Armed Non-state Actors in Lebanon and Libya: A Comparative Analysis
摘要
This chapter examines the rise and consolidation of non-state armed actors (NSAAs) in Lebanon and Libya. It analyzes the sociopolitical conditions that fostered their emergence and evolution, and it explores how state fragility, sectarian divisions, and foreign interventions shaped their trajectories. Using a comparative framework, the chapter highlights Hezbollah’s strategic integration into Lebanon’s political and social fabric contrasting it with the fragmented nature of Libya’s armed groups in the post-Gaddafi era. The findings underscore the challenges of NSAA governance and its implications for regional stability and state-building efforts. In Lebanon, it studies the conditions that allowed a number of non-state armed groups to be established and grow between the 1960s and the 1990s, as well as the circumstances that allowed Hezbollah to overcome the decision to disarm the non-state armed groups agreed upon by the Lebanese Members of Parliament (MP) and spelled out in the Taif agreement that ended the war in 1990. Furthermore, the chapter analyzes the process through which Hezbollah was able to build a large constituency—and therefore strengthen its legitimacy—among the Lebanese Shias and how key events either helped or actually undermined the party’s effort to solidify its popular base, among Shias but also across Lebanon’s sectarian board.

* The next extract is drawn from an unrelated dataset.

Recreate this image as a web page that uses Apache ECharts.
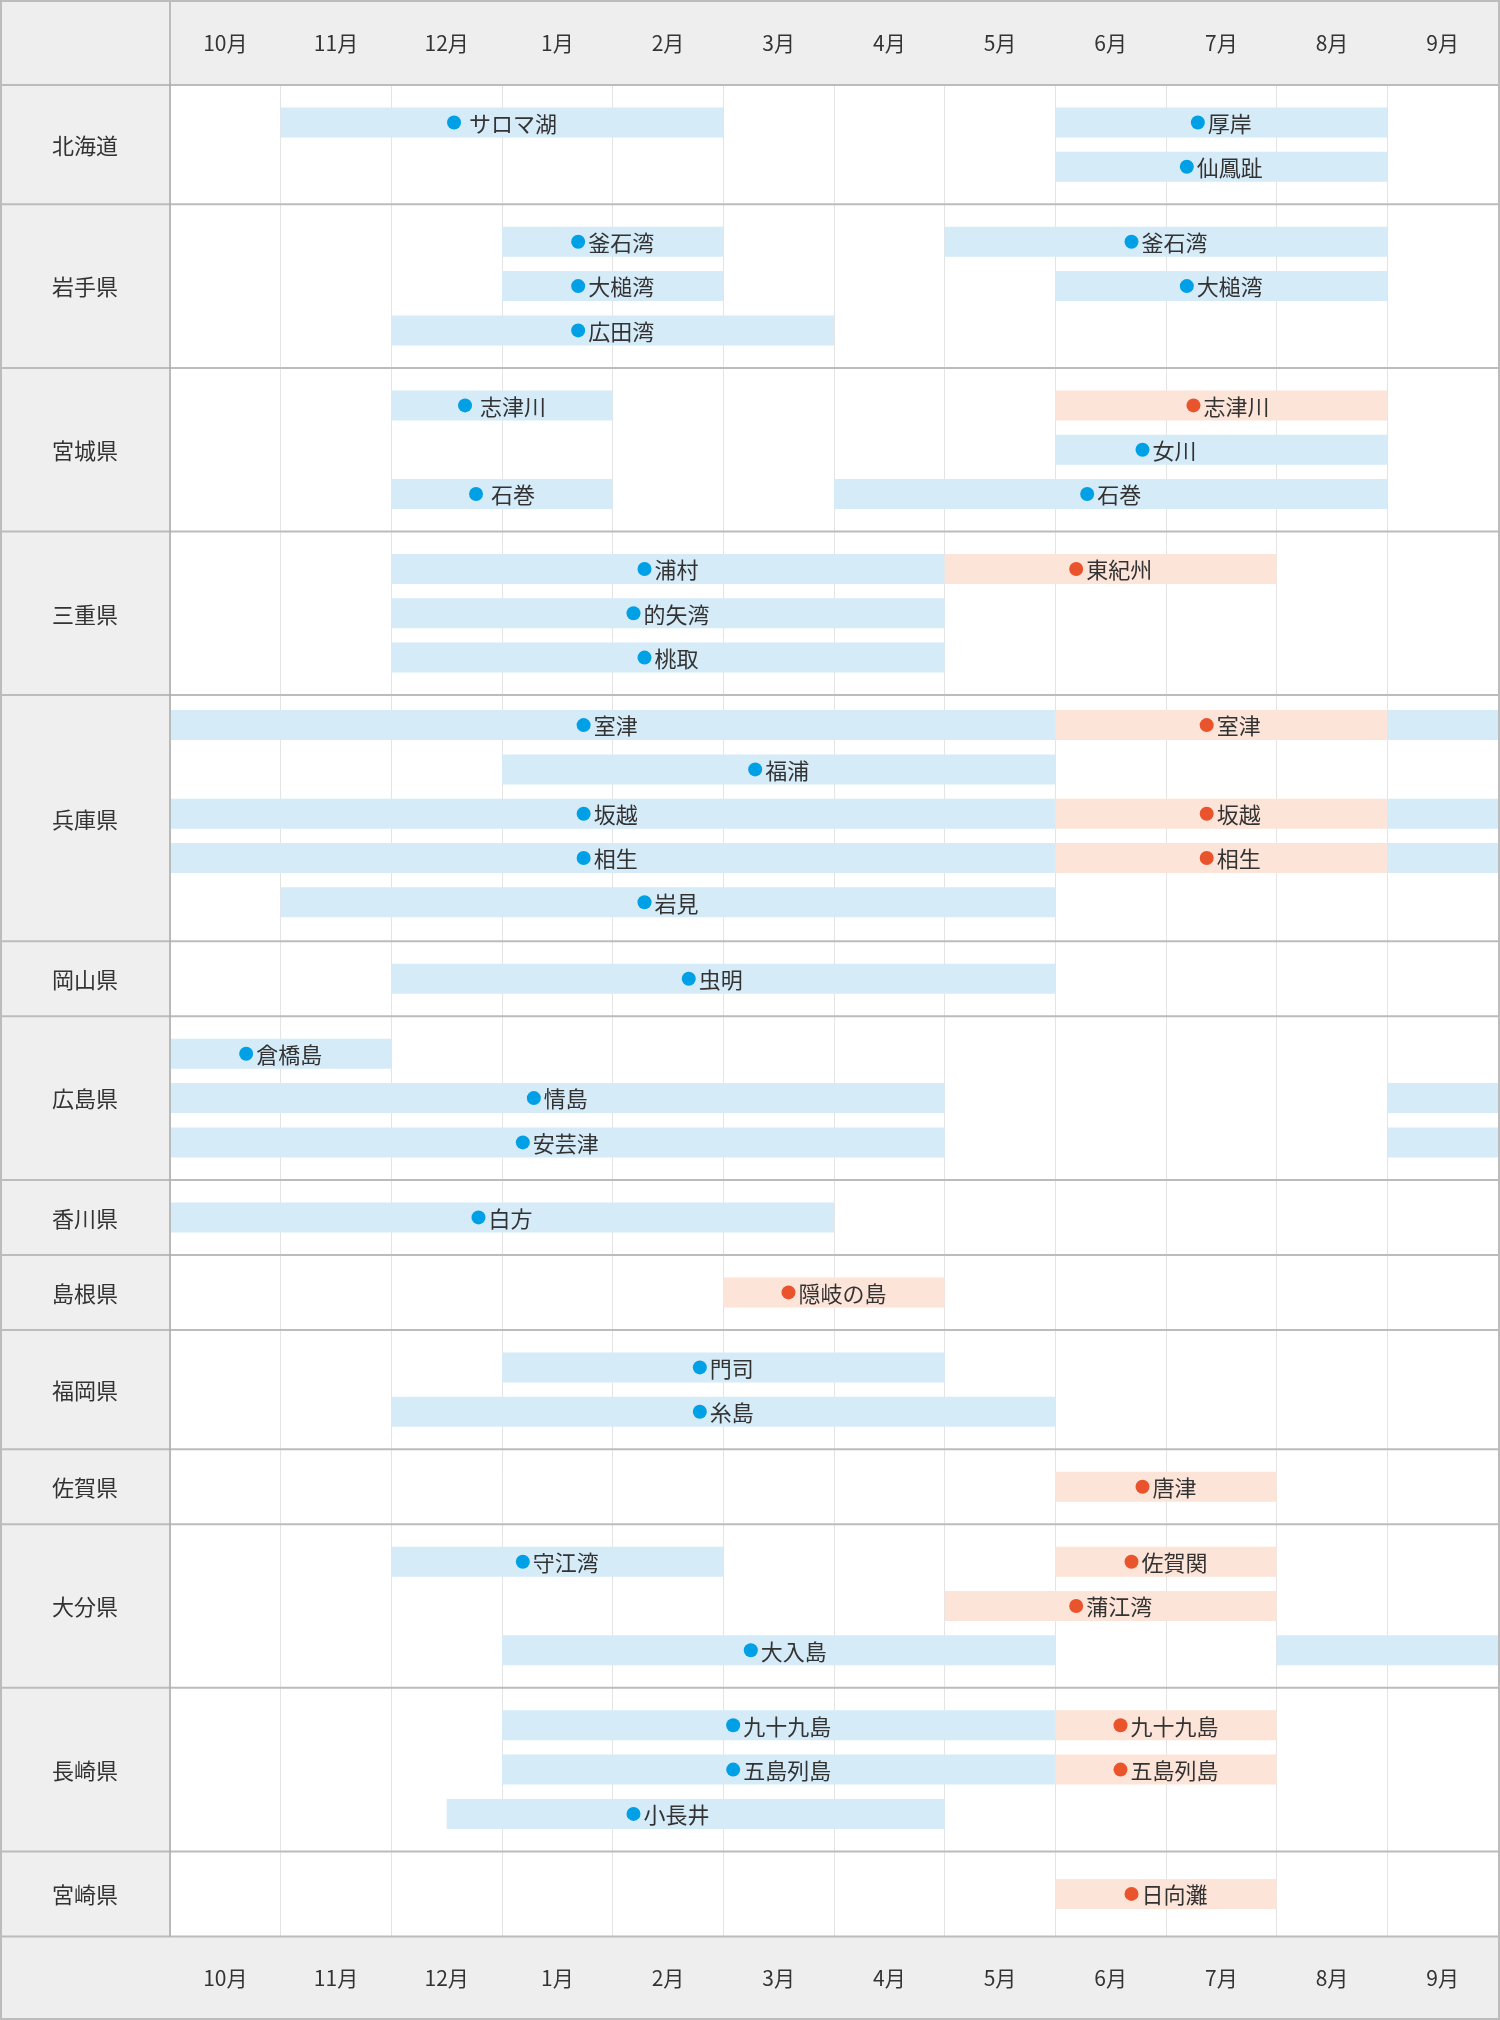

The analysis includes an assessment of how the absence—or flawed/poor performance—of state security institutions creates a permissive environment for Hezbollah to thrive and how the latter made sure to protect this space by undermining the work of state institutions. In Libya, the chapter articulates the process through which community-based voluntary initiatives started in the wake of the 2011 uprising grew and shaped with time to become non-state armed actors and how international and regional interference encouraged these groups to grow in size and importance. The chapter discusses the factors and mechanisms that allowed the major groups to acquire popular legitimacy as well as studying the conditions that led to an almost total cooptation of state institutions by these non-state armed groups (rather than the opposite). Last but not least, the chapter identifies the similarities and differences in both countries.